WHAT TO DO:
Every line below is to be copied exactly, with the pictures left out.

* BEGIN *

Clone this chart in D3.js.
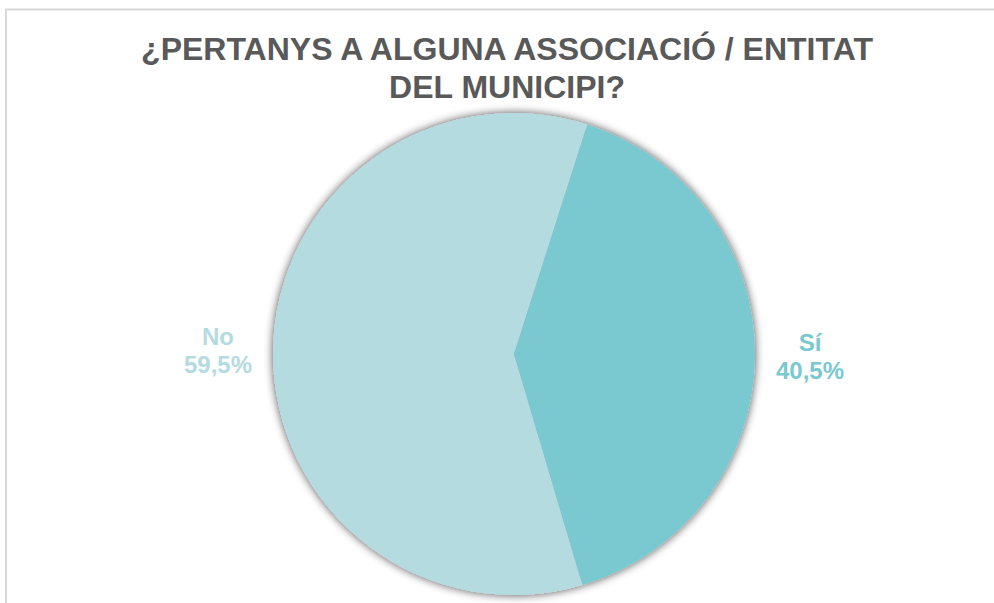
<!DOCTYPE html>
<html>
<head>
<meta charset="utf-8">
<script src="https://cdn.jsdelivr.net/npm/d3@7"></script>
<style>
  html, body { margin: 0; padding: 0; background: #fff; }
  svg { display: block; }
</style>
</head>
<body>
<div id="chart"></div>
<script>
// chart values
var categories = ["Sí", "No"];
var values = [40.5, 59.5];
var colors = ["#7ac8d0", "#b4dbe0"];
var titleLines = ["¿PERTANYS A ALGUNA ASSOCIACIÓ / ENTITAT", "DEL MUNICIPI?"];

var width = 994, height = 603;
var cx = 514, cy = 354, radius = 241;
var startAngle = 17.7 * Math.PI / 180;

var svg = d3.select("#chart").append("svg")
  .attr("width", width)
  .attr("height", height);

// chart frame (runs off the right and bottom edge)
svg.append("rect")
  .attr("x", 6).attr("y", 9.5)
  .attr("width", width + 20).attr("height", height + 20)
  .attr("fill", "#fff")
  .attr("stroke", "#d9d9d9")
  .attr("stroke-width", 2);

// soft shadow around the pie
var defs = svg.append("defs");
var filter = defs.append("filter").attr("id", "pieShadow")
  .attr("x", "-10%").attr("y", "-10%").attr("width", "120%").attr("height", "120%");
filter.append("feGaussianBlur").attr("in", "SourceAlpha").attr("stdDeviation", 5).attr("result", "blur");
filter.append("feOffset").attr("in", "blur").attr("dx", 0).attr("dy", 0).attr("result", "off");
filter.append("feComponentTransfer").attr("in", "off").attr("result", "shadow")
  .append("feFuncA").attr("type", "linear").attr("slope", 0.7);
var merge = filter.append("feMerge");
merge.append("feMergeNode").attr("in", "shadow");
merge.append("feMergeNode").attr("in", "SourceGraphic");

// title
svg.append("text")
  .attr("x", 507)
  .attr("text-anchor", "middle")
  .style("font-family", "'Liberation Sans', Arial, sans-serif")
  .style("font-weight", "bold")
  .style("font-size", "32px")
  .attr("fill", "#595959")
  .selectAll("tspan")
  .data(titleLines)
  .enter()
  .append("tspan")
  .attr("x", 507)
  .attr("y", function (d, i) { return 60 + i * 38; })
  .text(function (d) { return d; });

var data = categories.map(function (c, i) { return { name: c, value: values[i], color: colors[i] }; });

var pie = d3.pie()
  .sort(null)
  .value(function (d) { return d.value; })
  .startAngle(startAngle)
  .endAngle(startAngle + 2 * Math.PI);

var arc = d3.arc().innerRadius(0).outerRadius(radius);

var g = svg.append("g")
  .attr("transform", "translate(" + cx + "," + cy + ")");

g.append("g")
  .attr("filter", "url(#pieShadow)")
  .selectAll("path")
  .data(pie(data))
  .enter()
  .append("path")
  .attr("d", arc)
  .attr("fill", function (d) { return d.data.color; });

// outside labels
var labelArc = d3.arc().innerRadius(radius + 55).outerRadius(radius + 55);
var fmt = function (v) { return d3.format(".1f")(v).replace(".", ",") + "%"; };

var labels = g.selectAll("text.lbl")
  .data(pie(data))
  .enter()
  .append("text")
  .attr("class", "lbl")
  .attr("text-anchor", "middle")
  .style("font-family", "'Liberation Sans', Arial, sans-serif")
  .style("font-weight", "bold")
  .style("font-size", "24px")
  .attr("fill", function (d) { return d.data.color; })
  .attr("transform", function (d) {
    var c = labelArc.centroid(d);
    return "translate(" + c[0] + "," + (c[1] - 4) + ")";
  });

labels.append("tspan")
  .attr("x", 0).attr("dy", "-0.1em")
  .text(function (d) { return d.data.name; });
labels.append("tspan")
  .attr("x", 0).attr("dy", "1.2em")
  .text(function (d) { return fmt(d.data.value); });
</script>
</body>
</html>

* END *

CORRECT RESPONSE:
Clone this chart in D3.js.
<!DOCTYPE html>
<html>
<head>
<meta charset="utf-8">
<script src="https://cdn.jsdelivr.net/npm/d3@7"></script>
<style>
  html, body { margin: 0; padding: 0; background: #fff; }
  svg { display: block; }
</style>
</head>
<body>
<div id="chart"></div>
<script>
// chart values
var categories = ["Sí", "No"];
var values = [40.5, 59.5];
var colors = ["#7ac8d0", "#b4dbe0"];
var titleLines = ["¿PERTANYS A ALGUNA ASSOCIACIÓ / ENTITAT", "DEL MUNICIPI?"];

var width = 994, height = 603;
var cx = 514, cy = 354, radius = 241;
var startAngle = 17.7 * Math.PI / 180;

var svg = d3.select("#chart").append("svg")
  .attr("width", width)
  .attr("height", height);

// chart frame (runs off the right and bottom edge)
svg.append("rect")
  .attr("x", 6).attr("y", 9.5)
  .attr("width", width + 20).attr("height", height + 20)
  .attr("fill", "#fff")
  .attr("stroke", "#d9d9d9")
  .attr("stroke-width", 2);

// soft shadow around the pie
var defs = svg.append("defs");
var filter = defs.append("filter").attr("id", "pieShadow")
  .attr("x", "-10%").attr("y", "-10%").attr("width", "120%").attr("height", "120%");
filter.append("feGaussianBlur").attr("in", "SourceAlpha").attr("stdDeviation", 5).attr("result", "blur");
filter.append("feOffset").attr("in", "blur").attr("dx", 0).attr("dy", 0).attr("result", "off");
filter.append("feComponentTransfer").attr("in", "off").attr("result", "shadow")
  .append("feFuncA").attr("type", "linear").attr("slope", 0.7);
var merge = filter.append("feMerge");
merge.append("feMergeNode").attr("in", "shadow");
merge.append("feMergeNode").attr("in", "SourceGraphic");

// title
svg.append("text")
  .attr("x", 507)
  .attr("text-anchor", "middle")
  .style("font-family", "'Liberation Sans', Arial, sans-serif")
  .style("font-weight", "bold")
  .style("font-size", "32px")
  .attr("fill", "#595959")
  .selectAll("tspan")
  .data(titleLines)
  .enter()
  .append("tspan")
  .attr("x", 507)
  .attr("y", function (d, i) { return 60 + i * 38; })
  .text(function (d) { return d; });

var data = categories.map(function (c, i) { return { name: c, value: values[i], color: colors[i] }; });

var pie = d3.pie()
  .sort(null)
  .value(function (d) { return d.value; })
  .startAngle(startAngle)
  .endAngle(startAngle + 2 * Math.PI);

var arc = d3.arc().innerRadius(0).outerRadius(radius);

var g = svg.append("g")
  .attr("transform", "translate(" + cx + "," + cy + ")");

g.append("g")
  .attr("filter", "url(#pieShadow)")
  .selectAll("path")
  .data(pie(data))
  .enter()
  .append("path")
  .attr("d", arc)
  .attr("fill", function (d) { return d.data.color; });

// outside labels
var labelArc = d3.arc().innerRadius(radius + 55).outerRadius(radius + 55);
var fmt = function (v) { return d3.format(".1f")(v).replace(".", ",") + "%"; };

var labels = g.selectAll("text.lbl")
  .data(pie(data))
  .enter()
  .append("text")
  .attr("class", "lbl")
  .attr("text-anchor", "middle")
  .style("font-family", "'Liberation Sans', Arial, sans-serif")
  .style("font-weight", "bold")
  .style("font-size", "24px")
  .attr("fill", function (d) { return d.data.color; })
  .attr("transform", function (d) {
    var c = labelArc.centroid(d);
    return "translate(" + c[0] + "," + (c[1] - 4) + ")";
  });

labels.append("tspan")
  .attr("x", 0).attr("dy", "-0.1em")
  .text(function (d) { return d.data.name; });
labels.append("tspan")
  .attr("x", 0).attr("dy", "1.2em")
  .text(function (d) { return fmt(d.data.value); });
</script>
</body>
</html>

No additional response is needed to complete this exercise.